Produce an exact copy of all the data below, dropping every image.
☆ ☆ ☆
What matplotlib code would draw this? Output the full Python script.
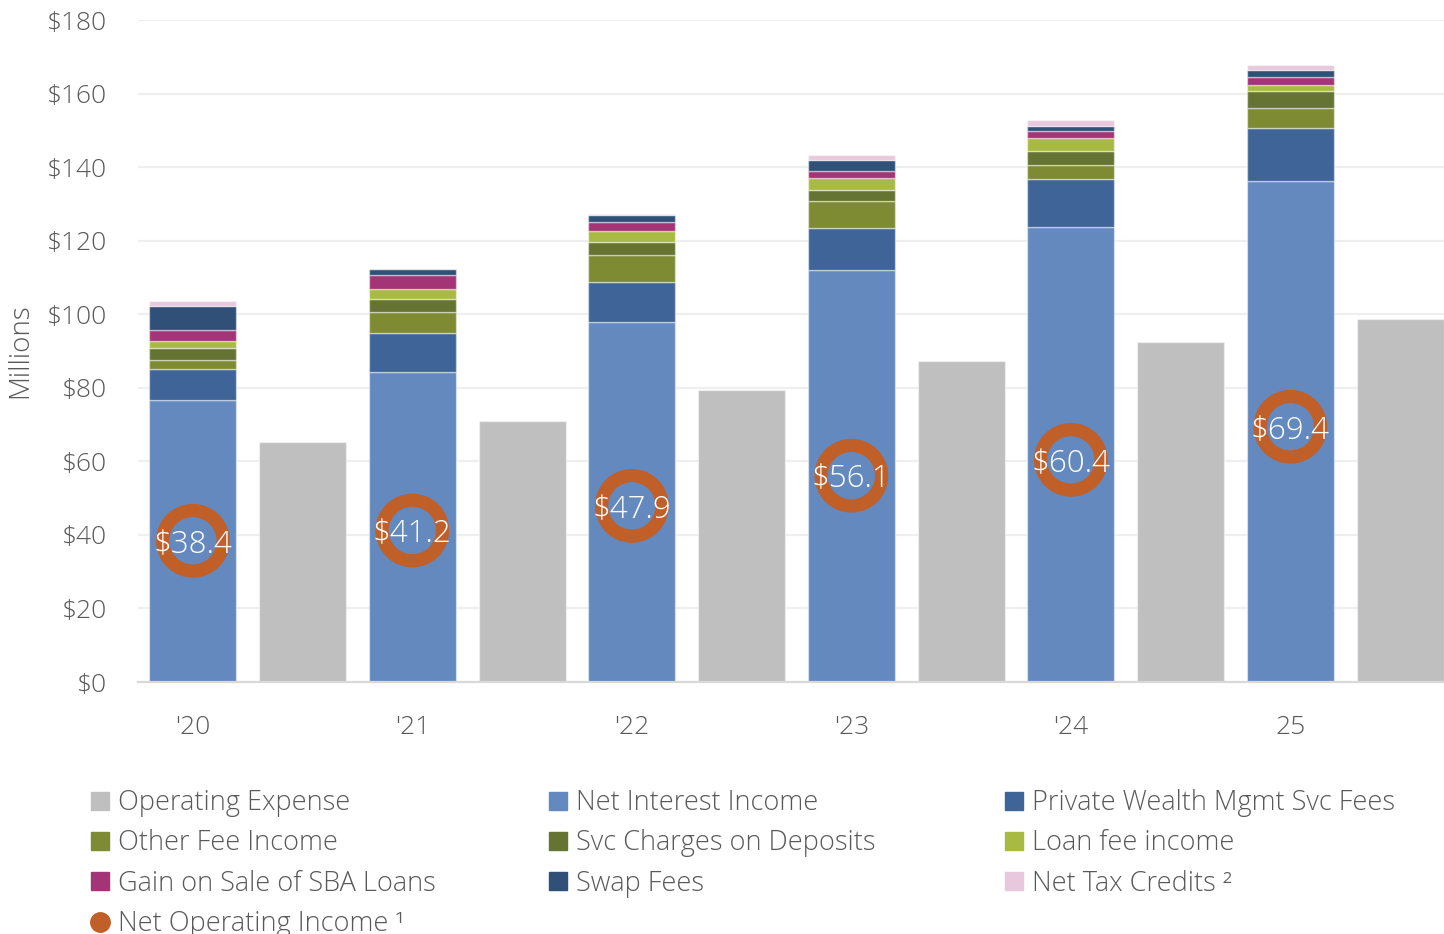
import matplotlib
matplotlib.use("Agg")
import matplotlib.pyplot as plt
from matplotlib.lines import Line2D
import numpy as np

# Revenue components and expenses, $ millions
years = ["'20", "'21", "'22", "'23", "'24", "25"]
net_interest_income = [76.7, 84.3, 97.8, 112.0, 123.6, 136.2]
private_wealth_fees = [8.5, 10.6, 10.9, 11.4, 13.2, 14.5]
other_fee_income = [2.3, 5.6, 7.3, 7.3, 3.9, 5.5]
svc_charges = [3.4, 3.6, 3.7, 3.1, 3.8, 4.4]
loan_fee_income = [1.8, 2.8, 3.0, 3.2, 3.3, 1.8]
gain_sba_loans = [2.9, 3.9, 2.5, 2.0, 2.0, 2.0]
swap_fees = [6.7, 1.4, 1.9, 2.9, 1.5, 1.9]
net_tax_credits = [1.2, 0.1, 0.2, 1.4, 1.5, 1.6]
operating_expense = [65.3, 71.0, 79.4, 87.3, 92.4, 98.7]
net_operating_income = [38.4, 41.2, 47.9, 56.1, 60.4, 69.4]

TEXT = "#595959"

stack = [
    ("Net Interest Income", net_interest_income, "#6389bf"),
    ("Private Wealth Mgmt Svc Fees", private_wealth_fees, "#3f6598"),
    ("Other Fee Income", other_fee_income, "#7e8b32"),
    ("Svc Charges on Deposits", svc_charges, "#667433"),
    ("Loan fee income", loan_fee_income, "#a9ba43"),
    ("Gain on Sale of SBA Loans", gain_sba_loans, "#a33476"),
    ("Swap Fees", swap_fees, "#305078"),
    ("Net Tax Credits \u00b2", net_tax_credits, "#e8c8dc"),
]
opex_color = "#bfbfbf"
noi_color = "#c05f27"

plt.rcParams["font.family"] = ["Open Sans", "DejaVu Sans"]
plt.rcParams["font.weight"] = "light"
plt.rcParams["axes.labelweight"] = "light"

fig = plt.figure(figsize=(14.44, 9.34), dpi=100)
ax = fig.add_axes([138 / 1444, 252 / 934, 1 - 138 / 1444, 662 / 934])

x = np.arange(len(years))
width = 0.396
edge = (1, 1, 1, 0.45)

bottom = np.zeros(len(years))
for name, vals, color in stack:
    ax.bar(x, vals, width, bottom=bottom, color=color, edgecolor=edge,
           linewidth=1, zorder=3)
    bottom += np.array(vals)

ax.bar(x + 0.5, operating_expense, width, color=opex_color, edgecolor=edge,
       linewidth=1, zorder=3)

ax.scatter(x, net_operating_income, s=1900, facecolors="none",
           edgecolors=noi_color, linewidths=9.5, zorder=4)
for xi, v in zip(x, net_operating_income):
    ax.text(xi, v, "$%.1f" % v, ha="center", va="center_baseline",
            color="white", fontsize=22.5, zorder=5)

ax.set_xlim(-0.25, 5.7)
ax.set_ylim(0, 180)
ax.set_yticks(range(0, 181, 20))
ax.set_yticklabels(["$%d" % t for t in range(0, 181, 20)])
ax.set_xticks(x)
ax.set_xticklabels(years)
ax.tick_params(axis="both", length=0, labelsize=19, labelcolor=TEXT)
ax.tick_params(axis="y", pad=22)
ax.tick_params(axis="x", pad=24)
ax.grid(axis="y", color="#efefef", linewidth=1.6, zorder=0)
for s in ["top", "right", "left"]:
    ax.spines[s].set_visible(False)
ax.spines["bottom"].set_color("#d9d9d9")
ax.spines["bottom"].set_linewidth(1.6)
ax.spines["bottom"].set_zorder(4)
ax.set_ylabel("Millions", fontsize=20, color=TEXT, labelpad=9)

# Legend laid out in three fixed columns
sq = dict(marker="s", linestyle="none", markersize=12.5)
h = {name: Line2D([], [], color=c, **sq) for name, _, c in stack}
h["Operating Expense"] = Line2D([], [], color=opex_color, **sq)
h["Net Operating Income \u00b9"] = Line2D([], [], color=noi_color, marker="o",
                                          linestyle="none", markersize=14)
columns = [
    (91, ["Operating Expense", "Other Fee Income", "Gain on Sale of SBA Loans",
          "Net Operating Income \u00b9"]),
    (549, ["Net Interest Income", "Svc Charges on Deposits", "Swap Fees"]),
    (1005, ["Private Wealth Mgmt Svc Fees", "Loan fee income",
            "Net Tax Credits \u00b2"]),
]
for left, names in columns:
    fig.legend([h[n] for n in names], names, loc="upper left",
               bbox_to_anchor=(left / 1444, 1 - 789 / 934),
               frameon=False, fontsize=19.5, labelcolor=TEXT,
               handlelength=0.65, handletextpad=0.35, labelspacing=0.46,
               borderaxespad=0, borderpad=0)

fig.savefig("out.png", dpi=100)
☆ ☆ ☆
Result:
What matplotlib code would draw this? Output the full Python script.
import matplotlib
matplotlib.use("Agg")
import matplotlib.pyplot as plt
from matplotlib.lines import Line2D
import numpy as np

# Revenue components and expenses, $ millions
years = ["'20", "'21", "'22", "'23", "'24", "25"]
net_interest_income = [76.7, 84.3, 97.8, 112.0, 123.6, 136.2]
private_wealth_fees = [8.5, 10.6, 10.9, 11.4, 13.2, 14.5]
other_fee_income = [2.3, 5.6, 7.3, 7.3, 3.9, 5.5]
svc_charges = [3.4, 3.6, 3.7, 3.1, 3.8, 4.4]
loan_fee_income = [1.8, 2.8, 3.0, 3.2, 3.3, 1.8]
gain_sba_loans = [2.9, 3.9, 2.5, 2.0, 2.0, 2.0]
swap_fees = [6.7, 1.4, 1.9, 2.9, 1.5, 1.9]
net_tax_credits = [1.2, 0.1, 0.2, 1.4, 1.5, 1.6]
operating_expense = [65.3, 71.0, 79.4, 87.3, 92.4, 98.7]
net_operating_income = [38.4, 41.2, 47.9, 56.1, 60.4, 69.4]

TEXT = "#595959"

stack = [
    ("Net Interest Income", net_interest_income, "#6389bf"),
    ("Private Wealth Mgmt Svc Fees", private_wealth_fees, "#3f6598"),
    ("Other Fee Income", other_fee_income, "#7e8b32"),
    ("Svc Charges on Deposits", svc_charges, "#667433"),
    ("Loan fee income", loan_fee_income, "#a9ba43"),
    ("Gain on Sale of SBA Loans", gain_sba_loans, "#a33476"),
    ("Swap Fees", swap_fees, "#305078"),
    ("Net Tax Credits \u00b2", net_tax_credits, "#e8c8dc"),
]
opex_color = "#bfbfbf"
noi_color = "#c05f27"

plt.rcParams["font.family"] = ["Open Sans", "DejaVu Sans"]
plt.rcParams["font.weight"] = "light"
plt.rcParams["axes.labelweight"] = "light"

fig = plt.figure(figsize=(14.44, 9.34), dpi=100)
ax = fig.add_axes([138 / 1444, 252 / 934, 1 - 138 / 1444, 662 / 934])

x = np.arange(len(years))
width = 0.396
edge = (1, 1, 1, 0.45)

bottom = np.zeros(len(years))
for name, vals, color in stack:
    ax.bar(x, vals, width, bottom=bottom, color=color, edgecolor=edge,
           linewidth=1, zorder=3)
    bottom += np.array(vals)

ax.bar(x + 0.5, operating_expense, width, color=opex_color, edgecolor=edge,
       linewidth=1, zorder=3)

ax.scatter(x, net_operating_income, s=1900, facecolors="none",
           edgecolors=noi_color, linewidths=9.5, zorder=4)
for xi, v in zip(x, net_operating_income):
    ax.text(xi, v, "$%.1f" % v, ha="center", va="center_baseline",
            color="white", fontsize=22.5, zorder=5)

ax.set_xlim(-0.25, 5.7)
ax.set_ylim(0, 180)
ax.set_yticks(range(0, 181, 20))
ax.set_yticklabels(["$%d" % t for t in range(0, 181, 20)])
ax.set_xticks(x)
ax.set_xticklabels(years)
ax.tick_params(axis="both", length=0, labelsize=19, labelcolor=TEXT)
ax.tick_params(axis="y", pad=22)
ax.tick_params(axis="x", pad=24)
ax.grid(axis="y", color="#efefef", linewidth=1.6, zorder=0)
for s in ["top", "right", "left"]:
    ax.spines[s].set_visible(False)
ax.spines["bottom"].set_color("#d9d9d9")
ax.spines["bottom"].set_linewidth(1.6)
ax.spines["bottom"].set_zorder(4)
ax.set_ylabel("Millions", fontsize=20, color=TEXT, labelpad=9)

# Legend laid out in three fixed columns
sq = dict(marker="s", linestyle="none", markersize=12.5)
h = {name: Line2D([], [], color=c, **sq) for name, _, c in stack}
h["Operating Expense"] = Line2D([], [], color=opex_color, **sq)
h["Net Operating Income \u00b9"] = Line2D([], [], color=noi_color, marker="o",
                                          linestyle="none", markersize=14)
columns = [
    (91, ["Operating Expense", "Other Fee Income", "Gain on Sale of SBA Loans",
          "Net Operating Income \u00b9"]),
    (549, ["Net Interest Income", "Svc Charges on Deposits", "Swap Fees"]),
    (1005, ["Private Wealth Mgmt Svc Fees", "Loan fee income",
            "Net Tax Credits \u00b2"]),
]
for left, names in columns:
    fig.legend([h[n] for n in names], names, loc="upper left",
               bbox_to_anchor=(left / 1444, 1 - 789 / 934),
               frameon=False, fontsize=19.5, labelcolor=TEXT,
               handlelength=0.65, handletextpad=0.35, labelspacing=0.46,
               borderaxespad=0, borderpad=0)

fig.savefig("out.png", dpi=100)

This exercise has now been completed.